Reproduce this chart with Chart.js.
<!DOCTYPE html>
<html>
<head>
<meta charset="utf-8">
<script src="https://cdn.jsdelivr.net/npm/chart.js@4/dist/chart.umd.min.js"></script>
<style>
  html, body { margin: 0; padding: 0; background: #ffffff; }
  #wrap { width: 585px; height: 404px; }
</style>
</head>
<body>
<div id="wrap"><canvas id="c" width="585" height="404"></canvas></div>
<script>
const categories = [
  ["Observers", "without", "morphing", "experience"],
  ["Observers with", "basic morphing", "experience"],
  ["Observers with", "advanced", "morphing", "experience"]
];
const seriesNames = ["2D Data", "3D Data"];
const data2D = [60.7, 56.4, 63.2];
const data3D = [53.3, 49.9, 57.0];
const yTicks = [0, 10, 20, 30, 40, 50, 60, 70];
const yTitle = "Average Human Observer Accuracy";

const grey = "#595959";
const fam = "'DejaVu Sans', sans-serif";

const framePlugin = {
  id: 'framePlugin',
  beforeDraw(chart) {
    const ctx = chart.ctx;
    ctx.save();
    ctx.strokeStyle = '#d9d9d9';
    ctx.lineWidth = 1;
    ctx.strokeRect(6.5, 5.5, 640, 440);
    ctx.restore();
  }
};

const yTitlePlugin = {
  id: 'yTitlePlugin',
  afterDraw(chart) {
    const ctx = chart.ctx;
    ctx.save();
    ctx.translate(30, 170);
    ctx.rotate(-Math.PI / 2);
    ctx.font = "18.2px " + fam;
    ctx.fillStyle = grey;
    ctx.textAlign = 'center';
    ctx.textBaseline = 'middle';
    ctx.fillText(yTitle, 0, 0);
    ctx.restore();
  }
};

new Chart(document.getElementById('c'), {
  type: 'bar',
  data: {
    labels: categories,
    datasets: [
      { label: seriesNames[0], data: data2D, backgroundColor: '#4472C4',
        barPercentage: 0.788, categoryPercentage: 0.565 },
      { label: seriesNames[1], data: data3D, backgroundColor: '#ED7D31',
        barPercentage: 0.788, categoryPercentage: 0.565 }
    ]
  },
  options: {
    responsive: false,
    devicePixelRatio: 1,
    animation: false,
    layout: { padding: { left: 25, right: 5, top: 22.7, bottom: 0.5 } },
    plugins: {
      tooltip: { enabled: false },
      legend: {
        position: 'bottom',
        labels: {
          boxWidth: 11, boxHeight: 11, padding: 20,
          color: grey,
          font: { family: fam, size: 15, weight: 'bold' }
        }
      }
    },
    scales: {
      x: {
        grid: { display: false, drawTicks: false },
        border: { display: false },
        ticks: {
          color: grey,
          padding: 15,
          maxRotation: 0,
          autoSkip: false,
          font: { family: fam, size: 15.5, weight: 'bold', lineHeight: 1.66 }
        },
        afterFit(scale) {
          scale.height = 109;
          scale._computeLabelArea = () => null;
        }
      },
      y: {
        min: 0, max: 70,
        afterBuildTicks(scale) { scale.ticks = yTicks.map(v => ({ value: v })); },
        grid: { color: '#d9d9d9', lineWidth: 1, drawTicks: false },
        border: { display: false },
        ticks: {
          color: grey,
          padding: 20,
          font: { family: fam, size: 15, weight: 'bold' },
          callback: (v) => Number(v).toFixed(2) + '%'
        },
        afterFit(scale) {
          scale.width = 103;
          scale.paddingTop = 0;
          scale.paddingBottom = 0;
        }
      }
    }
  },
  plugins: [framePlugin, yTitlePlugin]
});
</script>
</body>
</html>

* * *

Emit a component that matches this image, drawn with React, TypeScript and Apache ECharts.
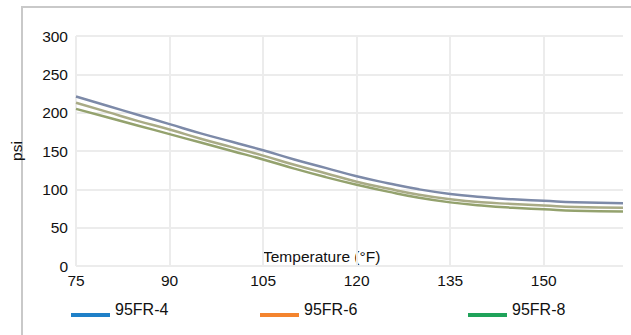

...

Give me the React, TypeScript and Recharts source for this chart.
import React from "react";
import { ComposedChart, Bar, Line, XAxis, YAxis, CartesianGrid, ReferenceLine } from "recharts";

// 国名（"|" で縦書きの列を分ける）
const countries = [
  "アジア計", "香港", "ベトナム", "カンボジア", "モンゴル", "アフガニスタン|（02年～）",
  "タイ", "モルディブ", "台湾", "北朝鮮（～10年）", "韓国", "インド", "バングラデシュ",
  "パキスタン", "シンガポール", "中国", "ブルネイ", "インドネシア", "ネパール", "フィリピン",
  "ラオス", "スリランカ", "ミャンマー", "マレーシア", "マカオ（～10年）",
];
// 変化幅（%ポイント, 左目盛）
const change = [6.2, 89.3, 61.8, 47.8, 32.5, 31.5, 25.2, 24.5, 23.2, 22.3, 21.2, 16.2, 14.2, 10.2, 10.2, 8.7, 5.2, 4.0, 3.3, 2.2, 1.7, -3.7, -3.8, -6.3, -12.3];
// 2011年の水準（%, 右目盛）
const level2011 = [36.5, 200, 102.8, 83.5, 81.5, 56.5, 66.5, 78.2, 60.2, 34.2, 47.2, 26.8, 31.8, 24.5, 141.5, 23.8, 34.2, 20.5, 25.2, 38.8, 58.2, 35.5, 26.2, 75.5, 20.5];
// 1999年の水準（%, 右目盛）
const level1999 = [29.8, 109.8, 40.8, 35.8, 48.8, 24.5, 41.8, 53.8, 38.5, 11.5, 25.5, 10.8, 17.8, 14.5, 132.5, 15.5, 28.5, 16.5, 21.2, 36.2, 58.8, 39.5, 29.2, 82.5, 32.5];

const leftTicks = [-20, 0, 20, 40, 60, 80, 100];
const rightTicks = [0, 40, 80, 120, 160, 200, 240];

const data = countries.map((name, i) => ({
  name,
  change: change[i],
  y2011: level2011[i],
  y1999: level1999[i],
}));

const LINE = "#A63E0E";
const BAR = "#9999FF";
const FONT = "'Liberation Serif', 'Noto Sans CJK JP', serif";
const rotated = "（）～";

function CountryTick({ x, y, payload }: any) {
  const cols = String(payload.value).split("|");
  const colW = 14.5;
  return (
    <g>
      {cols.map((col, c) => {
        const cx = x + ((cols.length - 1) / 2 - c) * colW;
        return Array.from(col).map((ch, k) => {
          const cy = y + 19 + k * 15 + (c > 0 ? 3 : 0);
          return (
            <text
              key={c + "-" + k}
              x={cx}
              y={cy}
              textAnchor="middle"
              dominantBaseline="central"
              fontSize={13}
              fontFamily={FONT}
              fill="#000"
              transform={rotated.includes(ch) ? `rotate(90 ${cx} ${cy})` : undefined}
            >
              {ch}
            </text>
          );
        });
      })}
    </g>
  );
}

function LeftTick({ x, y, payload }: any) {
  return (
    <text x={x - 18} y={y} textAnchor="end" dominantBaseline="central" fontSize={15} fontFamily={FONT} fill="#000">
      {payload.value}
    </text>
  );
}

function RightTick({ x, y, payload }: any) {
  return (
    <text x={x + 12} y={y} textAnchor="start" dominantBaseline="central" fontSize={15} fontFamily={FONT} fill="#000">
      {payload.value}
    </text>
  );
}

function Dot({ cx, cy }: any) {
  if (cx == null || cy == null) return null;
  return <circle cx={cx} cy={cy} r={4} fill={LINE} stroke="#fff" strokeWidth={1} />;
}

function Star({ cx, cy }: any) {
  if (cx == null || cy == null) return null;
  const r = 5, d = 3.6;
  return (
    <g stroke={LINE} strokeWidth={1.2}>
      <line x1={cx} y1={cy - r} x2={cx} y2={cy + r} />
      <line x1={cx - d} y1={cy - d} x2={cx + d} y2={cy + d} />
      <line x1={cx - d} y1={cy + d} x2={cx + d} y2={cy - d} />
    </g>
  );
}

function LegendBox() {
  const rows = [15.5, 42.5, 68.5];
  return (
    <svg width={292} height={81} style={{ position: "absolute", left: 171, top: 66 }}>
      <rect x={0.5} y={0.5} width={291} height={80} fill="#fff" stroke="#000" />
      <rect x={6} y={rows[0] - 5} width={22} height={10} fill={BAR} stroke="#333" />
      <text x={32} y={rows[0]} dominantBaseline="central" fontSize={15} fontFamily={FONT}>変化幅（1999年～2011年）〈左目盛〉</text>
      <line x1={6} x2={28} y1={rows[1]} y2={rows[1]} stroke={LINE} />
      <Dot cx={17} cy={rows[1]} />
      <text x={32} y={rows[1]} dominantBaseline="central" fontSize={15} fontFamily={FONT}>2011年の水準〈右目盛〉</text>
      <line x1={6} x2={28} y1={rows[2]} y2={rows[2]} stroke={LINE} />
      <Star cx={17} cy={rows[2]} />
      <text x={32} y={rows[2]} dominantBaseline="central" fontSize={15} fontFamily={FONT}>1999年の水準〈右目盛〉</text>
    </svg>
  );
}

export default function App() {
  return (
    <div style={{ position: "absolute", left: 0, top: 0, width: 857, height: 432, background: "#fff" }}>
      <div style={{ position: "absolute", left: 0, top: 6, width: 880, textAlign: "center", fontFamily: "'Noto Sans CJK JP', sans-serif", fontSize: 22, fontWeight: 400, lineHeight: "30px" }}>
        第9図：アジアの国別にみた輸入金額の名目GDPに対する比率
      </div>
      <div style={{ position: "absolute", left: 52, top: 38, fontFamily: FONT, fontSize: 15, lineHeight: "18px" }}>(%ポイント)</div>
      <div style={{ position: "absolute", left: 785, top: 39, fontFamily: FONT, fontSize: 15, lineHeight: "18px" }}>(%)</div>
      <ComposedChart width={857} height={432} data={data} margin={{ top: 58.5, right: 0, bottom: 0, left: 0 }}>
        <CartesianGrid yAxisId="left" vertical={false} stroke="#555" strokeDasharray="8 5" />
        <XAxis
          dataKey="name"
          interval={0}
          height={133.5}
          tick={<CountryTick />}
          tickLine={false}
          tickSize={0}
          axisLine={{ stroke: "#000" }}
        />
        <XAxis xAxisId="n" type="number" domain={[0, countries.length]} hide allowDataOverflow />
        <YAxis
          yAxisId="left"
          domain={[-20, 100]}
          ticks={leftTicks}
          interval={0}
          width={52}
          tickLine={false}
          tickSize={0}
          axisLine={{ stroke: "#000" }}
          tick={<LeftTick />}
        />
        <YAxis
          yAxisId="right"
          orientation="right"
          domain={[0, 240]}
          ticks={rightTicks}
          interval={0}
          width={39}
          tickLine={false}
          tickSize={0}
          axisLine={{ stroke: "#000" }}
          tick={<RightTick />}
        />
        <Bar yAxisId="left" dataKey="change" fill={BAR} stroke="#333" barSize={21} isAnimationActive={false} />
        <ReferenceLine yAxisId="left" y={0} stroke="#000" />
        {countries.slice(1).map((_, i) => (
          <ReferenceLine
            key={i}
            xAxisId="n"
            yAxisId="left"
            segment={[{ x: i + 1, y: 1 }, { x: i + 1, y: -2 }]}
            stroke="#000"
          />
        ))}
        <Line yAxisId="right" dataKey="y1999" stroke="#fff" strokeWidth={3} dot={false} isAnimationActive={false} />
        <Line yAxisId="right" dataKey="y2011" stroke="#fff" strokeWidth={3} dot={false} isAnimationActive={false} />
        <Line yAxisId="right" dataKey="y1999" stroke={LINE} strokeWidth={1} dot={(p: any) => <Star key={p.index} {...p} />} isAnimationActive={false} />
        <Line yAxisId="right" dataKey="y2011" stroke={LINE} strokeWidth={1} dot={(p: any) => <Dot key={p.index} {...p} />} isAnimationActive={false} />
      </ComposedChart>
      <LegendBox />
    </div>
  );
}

**Goal**
Copy out every line of the listing that contains the string "TypeScript".

**Finished answer**
Emit a component that matches this image, drawn with React, TypeScript and Apache ECharts.
Give me the React, TypeScript and Recharts source for this chart.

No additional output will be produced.